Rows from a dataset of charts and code
— begin —
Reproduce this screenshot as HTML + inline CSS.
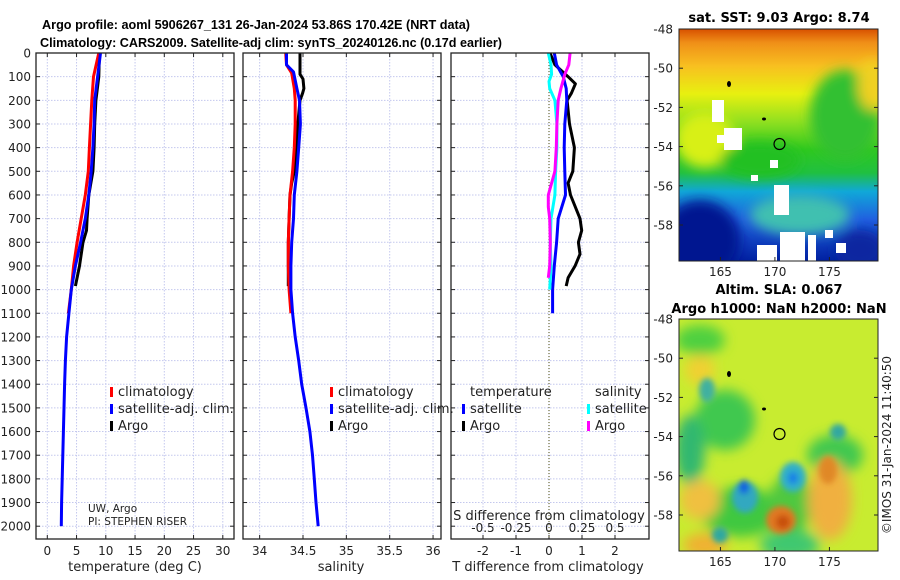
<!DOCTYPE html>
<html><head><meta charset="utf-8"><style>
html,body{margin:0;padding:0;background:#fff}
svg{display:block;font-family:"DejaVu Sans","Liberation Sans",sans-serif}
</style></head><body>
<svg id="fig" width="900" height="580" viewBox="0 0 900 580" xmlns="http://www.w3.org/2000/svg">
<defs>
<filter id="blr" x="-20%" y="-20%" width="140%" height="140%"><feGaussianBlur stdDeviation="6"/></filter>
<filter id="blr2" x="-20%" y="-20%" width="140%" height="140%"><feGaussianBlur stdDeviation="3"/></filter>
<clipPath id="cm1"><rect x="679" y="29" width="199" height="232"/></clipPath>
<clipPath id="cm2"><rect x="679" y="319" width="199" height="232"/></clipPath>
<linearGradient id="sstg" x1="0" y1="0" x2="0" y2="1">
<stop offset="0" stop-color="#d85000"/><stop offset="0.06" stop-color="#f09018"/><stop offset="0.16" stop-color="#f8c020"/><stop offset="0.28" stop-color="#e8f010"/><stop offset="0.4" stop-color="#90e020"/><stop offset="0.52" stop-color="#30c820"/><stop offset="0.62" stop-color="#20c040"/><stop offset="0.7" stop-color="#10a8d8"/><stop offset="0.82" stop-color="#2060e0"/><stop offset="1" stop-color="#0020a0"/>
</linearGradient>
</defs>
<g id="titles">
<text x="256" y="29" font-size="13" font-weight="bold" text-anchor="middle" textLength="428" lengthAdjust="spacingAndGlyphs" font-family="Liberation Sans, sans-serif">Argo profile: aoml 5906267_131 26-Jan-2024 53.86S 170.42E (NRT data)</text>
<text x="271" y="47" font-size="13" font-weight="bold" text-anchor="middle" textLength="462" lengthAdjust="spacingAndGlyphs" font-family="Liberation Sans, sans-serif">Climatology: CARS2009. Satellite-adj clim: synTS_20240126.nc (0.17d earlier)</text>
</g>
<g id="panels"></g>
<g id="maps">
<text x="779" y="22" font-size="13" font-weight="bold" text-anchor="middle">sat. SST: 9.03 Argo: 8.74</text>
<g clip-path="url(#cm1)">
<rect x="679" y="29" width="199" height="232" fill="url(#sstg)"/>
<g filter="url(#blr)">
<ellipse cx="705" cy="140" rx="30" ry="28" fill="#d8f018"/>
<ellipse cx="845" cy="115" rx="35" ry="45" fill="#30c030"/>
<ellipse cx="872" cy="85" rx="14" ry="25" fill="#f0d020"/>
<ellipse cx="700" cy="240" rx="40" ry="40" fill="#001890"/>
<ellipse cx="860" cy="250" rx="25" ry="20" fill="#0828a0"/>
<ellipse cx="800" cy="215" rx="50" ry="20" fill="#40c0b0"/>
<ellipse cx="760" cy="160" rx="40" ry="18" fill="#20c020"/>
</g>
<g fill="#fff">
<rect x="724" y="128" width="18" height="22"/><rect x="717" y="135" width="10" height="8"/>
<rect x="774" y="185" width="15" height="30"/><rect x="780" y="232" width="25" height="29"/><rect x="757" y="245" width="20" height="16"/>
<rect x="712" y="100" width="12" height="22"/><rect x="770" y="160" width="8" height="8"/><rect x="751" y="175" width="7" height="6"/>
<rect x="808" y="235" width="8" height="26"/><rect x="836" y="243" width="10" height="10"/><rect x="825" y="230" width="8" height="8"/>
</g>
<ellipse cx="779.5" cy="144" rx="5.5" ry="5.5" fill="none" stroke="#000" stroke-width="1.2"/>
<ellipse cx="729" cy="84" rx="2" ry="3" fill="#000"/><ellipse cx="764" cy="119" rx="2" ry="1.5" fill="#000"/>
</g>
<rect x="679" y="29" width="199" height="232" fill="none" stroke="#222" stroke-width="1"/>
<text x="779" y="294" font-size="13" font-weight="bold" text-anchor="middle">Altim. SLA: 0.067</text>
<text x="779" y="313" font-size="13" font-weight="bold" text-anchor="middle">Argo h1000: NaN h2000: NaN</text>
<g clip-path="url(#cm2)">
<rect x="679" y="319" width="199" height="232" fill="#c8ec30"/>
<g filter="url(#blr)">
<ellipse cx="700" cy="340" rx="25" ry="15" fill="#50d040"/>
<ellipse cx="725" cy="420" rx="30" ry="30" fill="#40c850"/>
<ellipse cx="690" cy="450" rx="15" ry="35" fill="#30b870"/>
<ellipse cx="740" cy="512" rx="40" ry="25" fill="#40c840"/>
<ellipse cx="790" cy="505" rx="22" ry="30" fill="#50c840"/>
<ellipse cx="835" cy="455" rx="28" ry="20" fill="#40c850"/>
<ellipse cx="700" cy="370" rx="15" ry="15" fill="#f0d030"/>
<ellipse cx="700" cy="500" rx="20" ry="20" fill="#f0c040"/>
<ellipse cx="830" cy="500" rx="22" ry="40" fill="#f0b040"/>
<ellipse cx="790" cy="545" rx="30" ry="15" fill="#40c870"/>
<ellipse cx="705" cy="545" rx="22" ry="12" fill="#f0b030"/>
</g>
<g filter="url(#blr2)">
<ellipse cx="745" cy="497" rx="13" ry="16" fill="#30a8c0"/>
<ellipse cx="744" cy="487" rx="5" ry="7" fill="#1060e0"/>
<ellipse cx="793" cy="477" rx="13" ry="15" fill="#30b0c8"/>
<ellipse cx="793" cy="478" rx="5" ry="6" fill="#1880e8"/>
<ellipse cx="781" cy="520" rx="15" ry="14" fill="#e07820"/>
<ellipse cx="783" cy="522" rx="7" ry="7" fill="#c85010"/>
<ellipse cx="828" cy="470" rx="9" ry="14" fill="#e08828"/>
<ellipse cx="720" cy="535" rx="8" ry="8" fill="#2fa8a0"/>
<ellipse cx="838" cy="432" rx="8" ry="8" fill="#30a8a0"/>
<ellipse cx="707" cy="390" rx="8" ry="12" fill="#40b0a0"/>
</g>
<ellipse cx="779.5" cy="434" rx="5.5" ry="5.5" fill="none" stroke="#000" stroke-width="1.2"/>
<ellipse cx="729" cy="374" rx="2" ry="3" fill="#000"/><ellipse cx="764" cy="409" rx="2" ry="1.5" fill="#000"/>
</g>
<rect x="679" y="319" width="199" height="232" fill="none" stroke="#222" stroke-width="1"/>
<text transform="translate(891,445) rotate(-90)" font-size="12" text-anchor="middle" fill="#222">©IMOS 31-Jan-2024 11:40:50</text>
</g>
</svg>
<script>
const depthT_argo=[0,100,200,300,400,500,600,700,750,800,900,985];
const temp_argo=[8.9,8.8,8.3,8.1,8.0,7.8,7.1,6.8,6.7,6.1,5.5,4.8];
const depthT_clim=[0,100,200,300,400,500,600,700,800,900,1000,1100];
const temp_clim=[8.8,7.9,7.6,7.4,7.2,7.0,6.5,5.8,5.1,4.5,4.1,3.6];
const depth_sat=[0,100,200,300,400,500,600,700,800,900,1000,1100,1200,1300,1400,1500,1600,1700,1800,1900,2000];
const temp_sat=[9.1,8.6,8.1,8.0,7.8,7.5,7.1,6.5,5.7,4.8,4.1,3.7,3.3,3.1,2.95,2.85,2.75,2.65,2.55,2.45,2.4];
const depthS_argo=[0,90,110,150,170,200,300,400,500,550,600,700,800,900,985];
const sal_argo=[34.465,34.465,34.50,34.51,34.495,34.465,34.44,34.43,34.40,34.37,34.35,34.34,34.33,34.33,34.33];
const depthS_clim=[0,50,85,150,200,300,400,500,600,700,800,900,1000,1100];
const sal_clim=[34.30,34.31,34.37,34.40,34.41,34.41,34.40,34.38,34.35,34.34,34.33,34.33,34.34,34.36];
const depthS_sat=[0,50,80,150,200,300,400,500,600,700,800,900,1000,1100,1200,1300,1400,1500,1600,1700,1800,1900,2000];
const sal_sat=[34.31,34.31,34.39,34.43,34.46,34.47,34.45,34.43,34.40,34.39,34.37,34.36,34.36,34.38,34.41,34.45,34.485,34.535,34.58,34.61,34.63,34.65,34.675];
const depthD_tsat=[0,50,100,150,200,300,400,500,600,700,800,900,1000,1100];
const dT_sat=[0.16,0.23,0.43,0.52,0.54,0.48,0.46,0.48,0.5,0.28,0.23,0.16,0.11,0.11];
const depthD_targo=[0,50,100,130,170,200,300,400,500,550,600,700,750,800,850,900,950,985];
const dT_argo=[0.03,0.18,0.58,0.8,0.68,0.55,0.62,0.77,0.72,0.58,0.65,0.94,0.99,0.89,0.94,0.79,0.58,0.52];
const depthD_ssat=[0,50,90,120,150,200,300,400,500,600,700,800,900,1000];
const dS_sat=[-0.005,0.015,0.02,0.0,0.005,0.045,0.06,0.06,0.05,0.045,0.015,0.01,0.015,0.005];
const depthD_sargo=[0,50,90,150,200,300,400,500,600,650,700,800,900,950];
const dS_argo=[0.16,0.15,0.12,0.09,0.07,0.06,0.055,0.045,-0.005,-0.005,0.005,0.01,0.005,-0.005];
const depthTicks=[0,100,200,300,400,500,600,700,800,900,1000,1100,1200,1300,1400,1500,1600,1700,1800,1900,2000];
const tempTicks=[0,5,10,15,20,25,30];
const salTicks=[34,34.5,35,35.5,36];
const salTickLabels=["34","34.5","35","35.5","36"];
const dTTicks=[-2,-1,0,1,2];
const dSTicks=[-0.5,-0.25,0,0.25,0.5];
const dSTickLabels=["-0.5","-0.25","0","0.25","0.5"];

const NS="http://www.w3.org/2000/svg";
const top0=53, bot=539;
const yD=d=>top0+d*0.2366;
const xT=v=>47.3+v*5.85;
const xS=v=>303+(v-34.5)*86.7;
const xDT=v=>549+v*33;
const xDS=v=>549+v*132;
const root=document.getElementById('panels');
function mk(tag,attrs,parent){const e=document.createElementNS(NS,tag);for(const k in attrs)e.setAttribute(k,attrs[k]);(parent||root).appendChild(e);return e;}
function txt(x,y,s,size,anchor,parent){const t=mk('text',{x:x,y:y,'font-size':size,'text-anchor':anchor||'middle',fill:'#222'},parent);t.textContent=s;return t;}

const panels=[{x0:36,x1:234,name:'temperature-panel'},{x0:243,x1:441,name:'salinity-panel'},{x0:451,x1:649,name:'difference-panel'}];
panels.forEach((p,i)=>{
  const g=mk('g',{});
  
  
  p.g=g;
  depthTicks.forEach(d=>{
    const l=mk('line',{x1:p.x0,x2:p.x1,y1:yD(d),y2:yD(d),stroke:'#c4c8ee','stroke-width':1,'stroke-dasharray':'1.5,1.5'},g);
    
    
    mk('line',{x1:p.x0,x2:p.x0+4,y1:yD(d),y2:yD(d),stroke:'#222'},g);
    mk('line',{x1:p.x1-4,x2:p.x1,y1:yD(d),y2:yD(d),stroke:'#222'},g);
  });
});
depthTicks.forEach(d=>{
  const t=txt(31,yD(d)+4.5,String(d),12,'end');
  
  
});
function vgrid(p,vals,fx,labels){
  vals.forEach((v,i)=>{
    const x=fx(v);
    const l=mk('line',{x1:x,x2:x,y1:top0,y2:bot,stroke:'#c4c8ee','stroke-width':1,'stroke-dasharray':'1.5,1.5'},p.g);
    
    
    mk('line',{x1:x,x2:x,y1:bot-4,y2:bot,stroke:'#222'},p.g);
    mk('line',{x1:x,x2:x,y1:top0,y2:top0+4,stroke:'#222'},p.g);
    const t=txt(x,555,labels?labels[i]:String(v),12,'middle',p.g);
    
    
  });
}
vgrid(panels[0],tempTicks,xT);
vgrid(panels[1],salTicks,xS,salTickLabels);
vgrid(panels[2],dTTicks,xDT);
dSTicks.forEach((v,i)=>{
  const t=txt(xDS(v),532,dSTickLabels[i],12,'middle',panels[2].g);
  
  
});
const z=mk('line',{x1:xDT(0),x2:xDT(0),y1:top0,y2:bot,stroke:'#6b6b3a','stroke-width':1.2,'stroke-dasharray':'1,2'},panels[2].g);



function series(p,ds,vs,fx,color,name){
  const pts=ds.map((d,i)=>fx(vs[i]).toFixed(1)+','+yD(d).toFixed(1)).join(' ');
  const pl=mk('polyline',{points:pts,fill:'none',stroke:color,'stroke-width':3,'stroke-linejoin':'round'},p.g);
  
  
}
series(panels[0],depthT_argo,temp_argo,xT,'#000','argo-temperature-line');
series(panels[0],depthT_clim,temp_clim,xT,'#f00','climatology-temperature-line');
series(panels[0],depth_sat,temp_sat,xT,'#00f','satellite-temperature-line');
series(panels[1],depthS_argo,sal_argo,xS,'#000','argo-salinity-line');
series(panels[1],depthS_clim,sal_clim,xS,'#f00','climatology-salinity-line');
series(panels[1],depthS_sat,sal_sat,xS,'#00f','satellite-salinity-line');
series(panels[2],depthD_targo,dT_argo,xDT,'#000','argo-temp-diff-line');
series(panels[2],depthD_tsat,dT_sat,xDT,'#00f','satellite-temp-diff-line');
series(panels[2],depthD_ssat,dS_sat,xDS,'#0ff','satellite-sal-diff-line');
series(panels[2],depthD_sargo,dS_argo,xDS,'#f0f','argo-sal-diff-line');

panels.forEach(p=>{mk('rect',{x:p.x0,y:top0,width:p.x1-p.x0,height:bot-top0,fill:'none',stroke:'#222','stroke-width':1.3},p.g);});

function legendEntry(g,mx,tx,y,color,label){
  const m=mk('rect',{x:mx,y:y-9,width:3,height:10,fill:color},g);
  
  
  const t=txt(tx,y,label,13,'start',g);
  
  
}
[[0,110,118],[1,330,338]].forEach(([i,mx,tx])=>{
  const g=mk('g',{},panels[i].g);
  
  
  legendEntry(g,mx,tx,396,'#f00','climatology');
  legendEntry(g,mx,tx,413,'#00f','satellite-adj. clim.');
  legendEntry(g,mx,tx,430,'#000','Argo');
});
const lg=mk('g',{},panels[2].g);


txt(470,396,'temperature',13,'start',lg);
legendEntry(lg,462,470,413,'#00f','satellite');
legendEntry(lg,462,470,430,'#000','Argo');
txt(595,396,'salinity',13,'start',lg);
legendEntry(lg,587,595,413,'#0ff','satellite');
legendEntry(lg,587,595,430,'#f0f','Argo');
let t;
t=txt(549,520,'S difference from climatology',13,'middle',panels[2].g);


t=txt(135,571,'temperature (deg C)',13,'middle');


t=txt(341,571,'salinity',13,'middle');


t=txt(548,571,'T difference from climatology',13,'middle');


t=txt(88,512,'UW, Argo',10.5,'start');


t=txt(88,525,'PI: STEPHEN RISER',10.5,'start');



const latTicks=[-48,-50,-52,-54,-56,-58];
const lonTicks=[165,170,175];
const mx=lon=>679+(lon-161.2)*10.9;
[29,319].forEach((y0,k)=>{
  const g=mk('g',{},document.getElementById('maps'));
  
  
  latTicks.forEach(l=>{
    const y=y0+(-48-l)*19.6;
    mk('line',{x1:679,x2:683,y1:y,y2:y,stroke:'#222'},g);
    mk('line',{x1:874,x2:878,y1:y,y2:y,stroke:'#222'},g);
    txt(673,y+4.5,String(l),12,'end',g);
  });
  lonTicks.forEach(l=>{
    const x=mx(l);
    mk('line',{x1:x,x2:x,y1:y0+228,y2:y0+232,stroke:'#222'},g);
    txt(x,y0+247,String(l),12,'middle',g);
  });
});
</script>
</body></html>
— end —
— begin —
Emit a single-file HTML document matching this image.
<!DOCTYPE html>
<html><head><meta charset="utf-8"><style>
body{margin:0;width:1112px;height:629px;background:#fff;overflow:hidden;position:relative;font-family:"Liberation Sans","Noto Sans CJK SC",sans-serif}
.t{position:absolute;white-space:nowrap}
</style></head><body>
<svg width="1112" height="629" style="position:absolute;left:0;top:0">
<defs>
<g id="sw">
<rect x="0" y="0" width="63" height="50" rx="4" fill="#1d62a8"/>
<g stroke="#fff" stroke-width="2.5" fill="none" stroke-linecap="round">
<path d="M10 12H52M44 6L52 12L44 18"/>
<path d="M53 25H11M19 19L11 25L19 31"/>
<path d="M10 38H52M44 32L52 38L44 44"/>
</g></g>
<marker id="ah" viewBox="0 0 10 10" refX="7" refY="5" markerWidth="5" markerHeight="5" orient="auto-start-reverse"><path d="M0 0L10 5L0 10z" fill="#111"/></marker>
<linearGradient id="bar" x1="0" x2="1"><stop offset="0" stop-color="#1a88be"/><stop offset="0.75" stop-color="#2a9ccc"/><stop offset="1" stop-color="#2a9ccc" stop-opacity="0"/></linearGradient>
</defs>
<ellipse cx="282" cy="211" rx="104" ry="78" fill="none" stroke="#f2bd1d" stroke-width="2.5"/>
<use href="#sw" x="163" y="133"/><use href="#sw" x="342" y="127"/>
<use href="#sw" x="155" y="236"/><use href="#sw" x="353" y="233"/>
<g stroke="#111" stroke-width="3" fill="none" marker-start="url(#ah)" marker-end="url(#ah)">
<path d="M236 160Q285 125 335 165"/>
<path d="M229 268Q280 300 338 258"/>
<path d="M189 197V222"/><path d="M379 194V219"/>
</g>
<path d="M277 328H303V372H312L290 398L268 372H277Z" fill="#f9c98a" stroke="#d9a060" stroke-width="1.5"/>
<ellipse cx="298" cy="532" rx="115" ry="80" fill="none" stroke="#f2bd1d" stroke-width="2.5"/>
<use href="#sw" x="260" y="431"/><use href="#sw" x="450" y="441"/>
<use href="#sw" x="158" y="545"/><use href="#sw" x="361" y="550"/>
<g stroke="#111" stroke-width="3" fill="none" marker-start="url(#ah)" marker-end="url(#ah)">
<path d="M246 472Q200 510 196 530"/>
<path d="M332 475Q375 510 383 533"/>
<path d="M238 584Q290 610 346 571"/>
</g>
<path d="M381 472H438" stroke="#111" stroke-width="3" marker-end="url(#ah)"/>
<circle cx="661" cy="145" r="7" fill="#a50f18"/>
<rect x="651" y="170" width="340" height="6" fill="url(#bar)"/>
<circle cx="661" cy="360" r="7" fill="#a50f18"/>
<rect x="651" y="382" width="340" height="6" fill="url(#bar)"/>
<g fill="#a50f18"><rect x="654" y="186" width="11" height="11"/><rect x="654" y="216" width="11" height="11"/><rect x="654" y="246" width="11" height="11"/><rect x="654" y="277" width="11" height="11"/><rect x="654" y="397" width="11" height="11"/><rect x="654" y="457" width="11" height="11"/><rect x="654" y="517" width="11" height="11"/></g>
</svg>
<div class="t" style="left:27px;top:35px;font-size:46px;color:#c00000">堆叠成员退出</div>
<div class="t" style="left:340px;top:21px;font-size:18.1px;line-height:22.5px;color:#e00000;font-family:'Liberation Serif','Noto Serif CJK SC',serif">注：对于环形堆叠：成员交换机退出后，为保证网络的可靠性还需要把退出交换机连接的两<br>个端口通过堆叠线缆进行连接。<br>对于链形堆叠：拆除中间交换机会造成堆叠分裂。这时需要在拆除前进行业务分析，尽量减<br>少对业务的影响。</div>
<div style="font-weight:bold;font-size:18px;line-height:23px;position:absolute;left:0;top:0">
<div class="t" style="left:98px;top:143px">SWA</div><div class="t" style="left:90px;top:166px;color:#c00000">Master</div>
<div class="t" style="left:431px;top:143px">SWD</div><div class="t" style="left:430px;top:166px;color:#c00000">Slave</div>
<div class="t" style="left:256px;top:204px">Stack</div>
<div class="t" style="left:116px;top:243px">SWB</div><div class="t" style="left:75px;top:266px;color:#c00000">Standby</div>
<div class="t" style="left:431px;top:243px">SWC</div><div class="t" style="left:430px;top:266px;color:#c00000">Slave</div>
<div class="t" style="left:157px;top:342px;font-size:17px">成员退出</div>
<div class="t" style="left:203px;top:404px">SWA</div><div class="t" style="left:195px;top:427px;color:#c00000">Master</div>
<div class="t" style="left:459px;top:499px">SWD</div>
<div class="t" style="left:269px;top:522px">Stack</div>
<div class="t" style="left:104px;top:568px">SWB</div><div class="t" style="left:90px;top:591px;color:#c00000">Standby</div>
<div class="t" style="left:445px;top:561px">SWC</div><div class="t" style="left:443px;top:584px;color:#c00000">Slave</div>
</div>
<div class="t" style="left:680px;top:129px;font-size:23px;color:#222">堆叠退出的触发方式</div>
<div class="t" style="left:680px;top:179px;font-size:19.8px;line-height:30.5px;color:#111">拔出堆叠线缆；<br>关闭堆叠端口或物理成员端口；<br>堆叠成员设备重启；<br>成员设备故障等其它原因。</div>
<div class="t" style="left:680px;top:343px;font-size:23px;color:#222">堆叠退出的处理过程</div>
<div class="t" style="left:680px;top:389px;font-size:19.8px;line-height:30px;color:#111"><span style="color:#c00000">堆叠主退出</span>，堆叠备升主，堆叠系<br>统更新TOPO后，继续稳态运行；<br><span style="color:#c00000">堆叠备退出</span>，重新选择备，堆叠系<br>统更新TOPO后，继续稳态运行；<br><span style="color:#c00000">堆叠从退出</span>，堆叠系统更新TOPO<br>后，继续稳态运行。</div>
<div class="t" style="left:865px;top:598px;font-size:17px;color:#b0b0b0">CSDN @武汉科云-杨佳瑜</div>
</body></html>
— end —
- **What is expected**:
Choose all lines containing the string "document" and copy them out.

- **Result**:
const root=document.getElementById('panels');
function mk(tag,attrs,parent){const e=document.createElementNS(NS,tag);for(const k in attrs)e.setAttribute(k,attrs[k]);(parent||root).appendChild(e);return e;}
  const g=mk('g',{},document.getElementById('maps'));
Emit a single-file HTML document matching this image.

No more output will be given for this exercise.